The List

Interview: Amma Asante – 'These are highly politicised times. And I do think as filmmakers it's our job to reflect the times we're in'

Director Amma Asante discusses her powerful real-life drama of colonial politics and interracial love, A United Kingdom
Share:
Interview: Amma Asante – 'These are highly politicised times. And I do think as filmmakers it's our job to reflect the times we're in'

Director Amma Asante discusses her powerful real-life drama of colonial politics and interracial love, A United Kingdom

Amma Asante is perched on a sofa in London's Soho Hotel, wearing heels, gold jewellery and a full-length floral dress. The day before her new film A United Kingdom opens the London Film Festival, the 'butterflies in the stomach are starting', she says, and it's no wonder. With just her third film, following on from 2013's well-received 18th-century drama Belle, the striking-looking 47 year-old is the first black filmmaker ever to open or close the LFF. 'It feels massive,' she says, quite rightly.

Arriving in the year when debates about diversity in the film industry led to the #OscarSoWhite campaign across social media platforms, Asante's movie couldn't be better timed. A story of a real-life interracial relationship, it begins in 1947 – where London clerk Ruth Williams (Gone Girl star Rosamund Pike) falls in love with the African-born Seretse Khama (Selma's David Oyelowo) while he's in England studying law.

Of noble blood, Seretse was in fact set to become ruler of Bechuanaland – or Botswana, as it would become when it finally gained independence from Britain in 1966. But when he and Ruth marry, this dignified leader becomes the subject of political brinksmanship – with the British government desperate to keep the couple apart or lose the favour of Bechuanaland's neighbour, the mineral-rich South Africa, with its newly implemented apartheid regime.

Asante first came across the story from Guy Hibbert's script – adapted from the book Colour Bar: The Triumph of Seretse Khama and His Nation by Susan Williams. Stirring up 'so many feelings', she says, 'it was not lost on me how audacious Seretse was in wanting to take a white queen back to Africa and back to the black women of his nation. But there was anger and frustration [I felt] as well – that one country could separate a man from another country.'

A former child actress (including Grange Hill), Asante became a screenwriter in her early twenties, developing the show Brothers & Sisters, long before she made her directorial debut with 2004's A Way of Life. But it was her own bi-cultural background that tuned her into Seretse and Ruth's story. Both her parents are from Ghana, and came to Britain in the late 1950s – her father working as an accountant, her mother running a delicatessen.
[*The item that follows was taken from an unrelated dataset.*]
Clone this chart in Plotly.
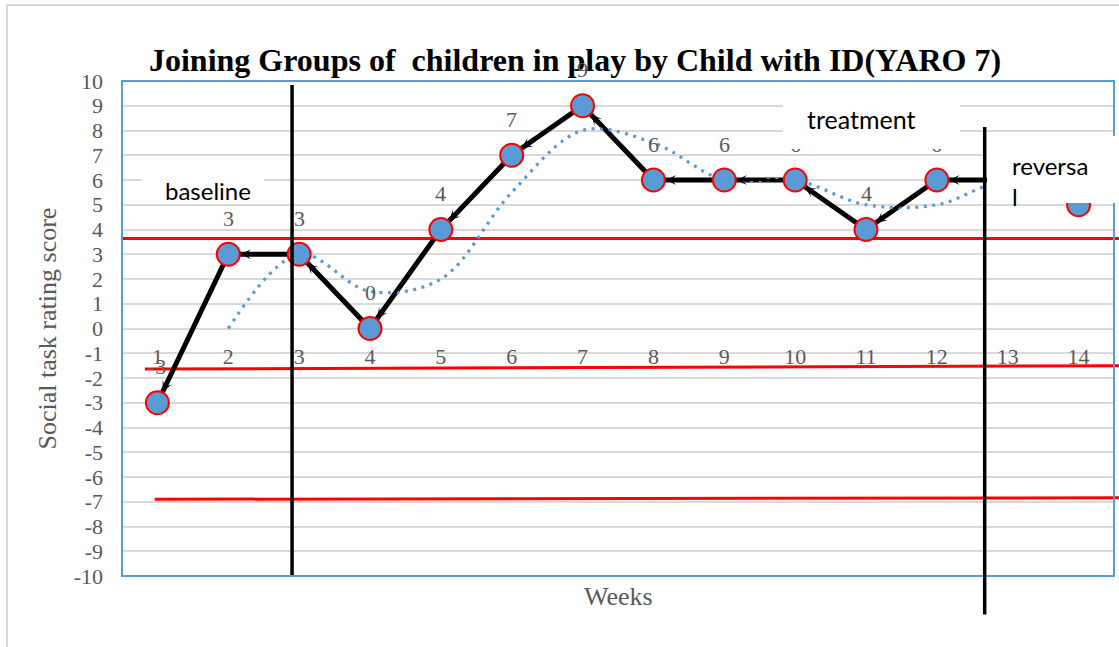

The very fact that Ghana was the first sub-Saharan country in Africa to gain its independence was not forgotten in her household. 'Many families have a picture of the Queen; we had a picture of the Ghanaian president [on the wall],' she recalls. 'So I do think it's interesting … that this story that I'm telling in many ways [was] informed personally for me by the stories my father used to tell me – about living in a colony, about Independence Day in Ghana.'

The resonances extend far beyond Asante's own upbringing, however. While A United Kingdom has been a mooted project for over six years, its title feels somewhat provocative in these post-Brexit times. 'I loved the irony that actually we're not talking about Britain,' she laughs. True enough – the title obviously refers to Seretse's Bechuanaland, rather than the currently divided UK – but there's no question the film has contemporary meaning. 'Reflecting [on the past] sometimes has a really major impact on now,' she says, 'and what we do going forward.'

According to Asante, there's 'something in the air' and it's not just Britain that's facing instability. 'If you think about America, it's just coming out of a period where it's had its first black President. It might be about to go into a time where it has its first female President. We are now, after all these years, sitting in a period where we have only our second female Prime Minister. We've just voted for Brexit. These are highly politicised times. And I do think as filmmakers it's our job to reflect the times we're in.'

Then there's that perennial question of diversity. With the British Film Institute about to kick off Black Star, a three-month long season of black-themed movies, Asante admits that things are changing in the film industry – albeit slowly. 'I definitely think we're getting to a time where we're becoming more comfortable with people of colour being at the centre of their own stories. They're not being bystanders or the supporting artists, but being at the centre of their own narrative.'

Asante is next lining up Where Hands Touch – a romantic drama set in 1944 Berlin about a mixed-race German girl and an SS Officer. She makes no apologies that it's another period piece – well-aware that she's not in a position to fully dictate her choices after just three movies. 'I still have some stripes to earn in many ways.'

But, she hopes, black filmmaking isn't going to be restricted to true-life period tales. 'Who knows?' she says, 'one day [maybe we'll see] a futuristic story with an all black cast.'

A United Kingdom opens on Fri 25 Nov.